▸ **Task**: What you return should match every record exactly, with the images removed.
--- START OF Supplied information ---
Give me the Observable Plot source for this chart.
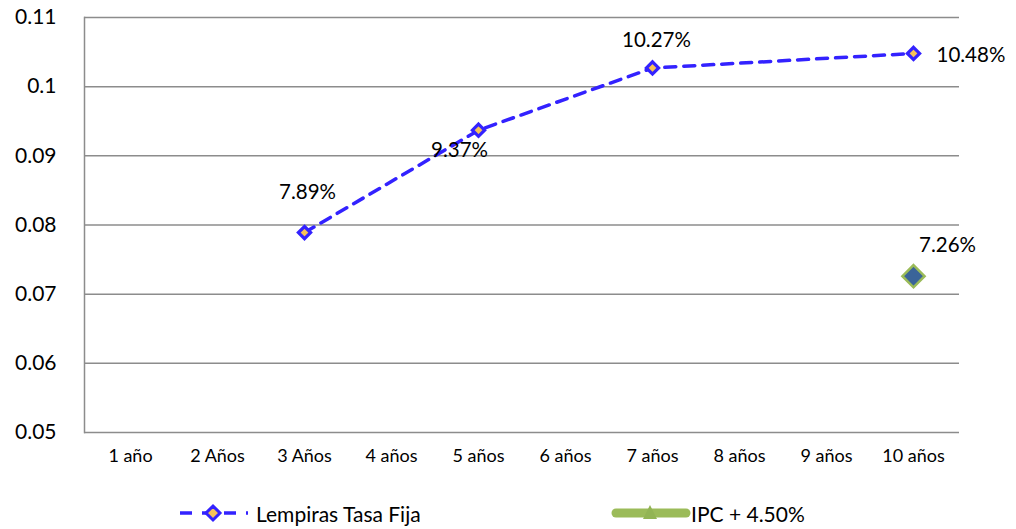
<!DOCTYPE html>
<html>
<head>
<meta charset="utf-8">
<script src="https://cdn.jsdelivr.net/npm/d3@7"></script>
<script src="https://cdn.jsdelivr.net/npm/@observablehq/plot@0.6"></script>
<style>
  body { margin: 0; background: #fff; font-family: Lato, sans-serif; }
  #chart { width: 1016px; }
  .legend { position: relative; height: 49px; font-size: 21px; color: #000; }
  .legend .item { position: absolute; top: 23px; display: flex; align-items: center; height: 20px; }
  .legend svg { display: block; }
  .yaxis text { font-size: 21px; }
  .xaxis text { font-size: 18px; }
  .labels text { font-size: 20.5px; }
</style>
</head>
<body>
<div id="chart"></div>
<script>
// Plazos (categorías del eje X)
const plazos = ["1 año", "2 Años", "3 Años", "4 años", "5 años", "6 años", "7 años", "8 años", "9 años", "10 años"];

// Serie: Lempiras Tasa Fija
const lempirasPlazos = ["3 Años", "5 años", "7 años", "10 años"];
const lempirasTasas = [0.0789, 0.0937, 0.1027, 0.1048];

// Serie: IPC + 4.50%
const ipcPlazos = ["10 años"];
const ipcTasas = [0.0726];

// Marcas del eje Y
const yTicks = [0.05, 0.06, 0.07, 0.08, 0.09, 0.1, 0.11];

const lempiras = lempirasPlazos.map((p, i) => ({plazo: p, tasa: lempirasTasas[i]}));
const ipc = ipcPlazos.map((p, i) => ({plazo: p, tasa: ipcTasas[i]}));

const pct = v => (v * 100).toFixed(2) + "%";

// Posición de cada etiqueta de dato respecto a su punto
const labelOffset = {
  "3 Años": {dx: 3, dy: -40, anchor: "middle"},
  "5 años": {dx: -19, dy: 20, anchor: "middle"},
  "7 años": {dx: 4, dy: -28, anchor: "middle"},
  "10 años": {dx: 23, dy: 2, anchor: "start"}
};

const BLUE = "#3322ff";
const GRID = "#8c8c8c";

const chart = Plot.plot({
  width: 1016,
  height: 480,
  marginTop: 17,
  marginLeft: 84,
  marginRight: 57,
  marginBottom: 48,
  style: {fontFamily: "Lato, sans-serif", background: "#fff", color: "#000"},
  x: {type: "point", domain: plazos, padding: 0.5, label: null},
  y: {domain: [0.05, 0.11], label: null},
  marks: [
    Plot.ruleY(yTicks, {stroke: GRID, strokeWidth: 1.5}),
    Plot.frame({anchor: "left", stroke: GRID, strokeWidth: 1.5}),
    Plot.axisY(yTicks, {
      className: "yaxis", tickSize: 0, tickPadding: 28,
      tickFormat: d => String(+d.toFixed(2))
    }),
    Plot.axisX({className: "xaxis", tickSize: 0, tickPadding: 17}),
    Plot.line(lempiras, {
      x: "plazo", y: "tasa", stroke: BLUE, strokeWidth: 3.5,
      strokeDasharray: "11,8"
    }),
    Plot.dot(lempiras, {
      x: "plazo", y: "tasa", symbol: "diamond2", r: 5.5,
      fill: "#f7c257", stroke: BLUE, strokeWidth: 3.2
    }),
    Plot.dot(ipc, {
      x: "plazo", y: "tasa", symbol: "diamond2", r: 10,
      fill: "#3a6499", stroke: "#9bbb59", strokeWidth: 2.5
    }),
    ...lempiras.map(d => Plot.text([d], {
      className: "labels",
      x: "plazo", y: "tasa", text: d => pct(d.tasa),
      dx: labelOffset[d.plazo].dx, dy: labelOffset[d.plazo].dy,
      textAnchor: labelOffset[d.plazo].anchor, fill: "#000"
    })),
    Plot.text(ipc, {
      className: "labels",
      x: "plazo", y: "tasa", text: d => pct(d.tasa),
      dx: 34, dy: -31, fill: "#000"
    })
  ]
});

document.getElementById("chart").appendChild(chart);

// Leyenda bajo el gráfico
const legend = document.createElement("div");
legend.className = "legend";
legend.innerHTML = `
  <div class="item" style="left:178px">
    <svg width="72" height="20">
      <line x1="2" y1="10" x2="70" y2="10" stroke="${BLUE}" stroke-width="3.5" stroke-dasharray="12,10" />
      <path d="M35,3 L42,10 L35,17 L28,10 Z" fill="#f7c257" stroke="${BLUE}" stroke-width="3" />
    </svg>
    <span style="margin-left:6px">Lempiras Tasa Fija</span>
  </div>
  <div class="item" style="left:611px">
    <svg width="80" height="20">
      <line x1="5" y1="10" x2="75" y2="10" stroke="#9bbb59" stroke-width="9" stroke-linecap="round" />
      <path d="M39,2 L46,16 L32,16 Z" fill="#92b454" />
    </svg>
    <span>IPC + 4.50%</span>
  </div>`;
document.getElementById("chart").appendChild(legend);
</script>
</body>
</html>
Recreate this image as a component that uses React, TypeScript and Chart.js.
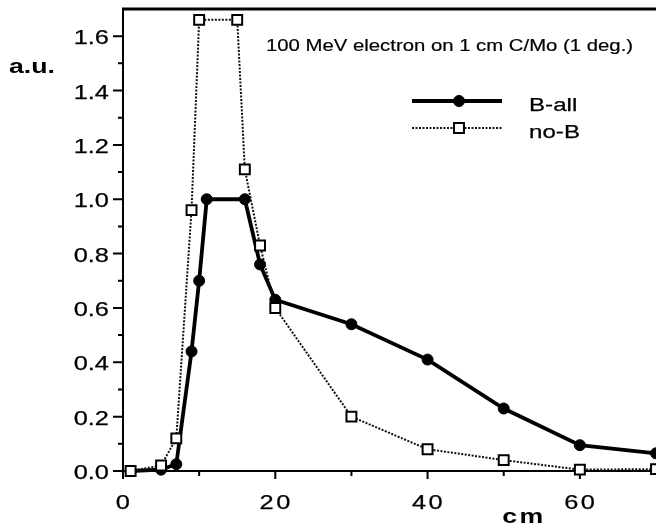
--- END OF Supplied information ---
▸ **Response to the exercise**:
Give me the Observable Plot source for this chart.
<!DOCTYPE html>
<html>
<head>
<meta charset="utf-8">
<script src="https://cdn.jsdelivr.net/npm/d3@7"></script>
<script src="https://cdn.jsdelivr.net/npm/@observablehq/plot@0.6"></script>
<style>
  body { margin: 0; background: #fff; font-family: Lato, sans-serif; }
  #chart { width: 1016px; }
  .legend { position: relative; height: 49px; font-size: 21px; color: #000; }
  .legend .item { position: absolute; top: 23px; display: flex; align-items: center; height: 20px; }
  .legend svg { display: block; }
  .yaxis text { font-size: 21px; }
  .xaxis text { font-size: 18px; }
  .labels text { font-size: 20.5px; }
</style>
</head>
<body>
<div id="chart"></div>
<script>
// Plazos (categorías del eje X)
const plazos = ["1 año", "2 Años", "3 Años", "4 años", "5 años", "6 años", "7 años", "8 años", "9 años", "10 años"];

// Serie: Lempiras Tasa Fija
const lempirasPlazos = ["3 Años", "5 años", "7 años", "10 años"];
const lempirasTasas = [0.0789, 0.0937, 0.1027, 0.1048];

// Serie: IPC + 4.50%
const ipcPlazos = ["10 años"];
const ipcTasas = [0.0726];

// Marcas del eje Y
const yTicks = [0.05, 0.06, 0.07, 0.08, 0.09, 0.1, 0.11];

const lempiras = lempirasPlazos.map((p, i) => ({plazo: p, tasa: lempirasTasas[i]}));
const ipc = ipcPlazos.map((p, i) => ({plazo: p, tasa: ipcTasas[i]}));

const pct = v => (v * 100).toFixed(2) + "%";

// Posición de cada etiqueta de dato respecto a su punto
const labelOffset = {
  "3 Años": {dx: 3, dy: -40, anchor: "middle"},
  "5 años": {dx: -19, dy: 20, anchor: "middle"},
  "7 años": {dx: 4, dy: -28, anchor: "middle"},
  "10 años": {dx: 23, dy: 2, anchor: "start"}
};

const BLUE = "#3322ff";
const GRID = "#8c8c8c";

const chart = Plot.plot({
  width: 1016,
  height: 480,
  marginTop: 17,
  marginLeft: 84,
  marginRight: 57,
  marginBottom: 48,
  style: {fontFamily: "Lato, sans-serif", background: "#fff", color: "#000"},
  x: {type: "point", domain: plazos, padding: 0.5, label: null},
  y: {domain: [0.05, 0.11], label: null},
  marks: [
    Plot.ruleY(yTicks, {stroke: GRID, strokeWidth: 1.5}),
    Plot.frame({anchor: "left", stroke: GRID, strokeWidth: 1.5}),
    Plot.axisY(yTicks, {
      className: "yaxis", tickSize: 0, tickPadding: 28,
      tickFormat: d => String(+d.toFixed(2))
    }),
    Plot.axisX({className: "xaxis", tickSize: 0, tickPadding: 17}),
    Plot.line(lempiras, {
      x: "plazo", y: "tasa", stroke: BLUE, strokeWidth: 3.5,
      strokeDasharray: "11,8"
    }),
    Plot.dot(lempiras, {
      x: "plazo", y: "tasa", symbol: "diamond2", r: 5.5,
      fill: "#f7c257", stroke: BLUE, strokeWidth: 3.2
    }),
    Plot.dot(ipc, {
      x: "plazo", y: "tasa", symbol: "diamond2", r: 10,
      fill: "#3a6499", stroke: "#9bbb59", strokeWidth: 2.5
    }),
    ...lempiras.map(d => Plot.text([d], {
      className: "labels",
      x: "plazo", y: "tasa", text: d => pct(d.tasa),
      dx: labelOffset[d.plazo].dx, dy: labelOffset[d.plazo].dy,
      textAnchor: labelOffset[d.plazo].anchor, fill: "#000"
    })),
    Plot.text(ipc, {
      className: "labels",
      x: "plazo", y: "tasa", text: d => pct(d.tasa),
      dx: 34, dy: -31, fill: "#000"
    })
  ]
});

document.getElementById("chart").appendChild(chart);

// Leyenda bajo el gráfico
const legend = document.createElement("div");
legend.className = "legend";
legend.innerHTML = `
  <div class="item" style="left:178px">
    <svg width="72" height="20">
      <line x1="2" y1="10" x2="70" y2="10" stroke="${BLUE}" stroke-width="3.5" stroke-dasharray="12,10" />
      <path d="M35,3 L42,10 L35,17 L28,10 Z" fill="#f7c257" stroke="${BLUE}" stroke-width="3" />
    </svg>
    <span style="margin-left:6px">Lempiras Tasa Fija</span>
  </div>
  <div class="item" style="left:611px">
    <svg width="80" height="20">
      <line x1="5" y1="10" x2="75" y2="10" stroke="#9bbb59" stroke-width="9" stroke-linecap="round" />
      <path d="M39,2 L46,16 L32,16 Z" fill="#92b454" />
    </svg>
    <span>IPC + 4.50%</span>
  </div>`;
document.getElementById("chart").appendChild(legend);
</script>
</body>
</html>
Recreate this image as a component that uses React, TypeScript and Chart.js.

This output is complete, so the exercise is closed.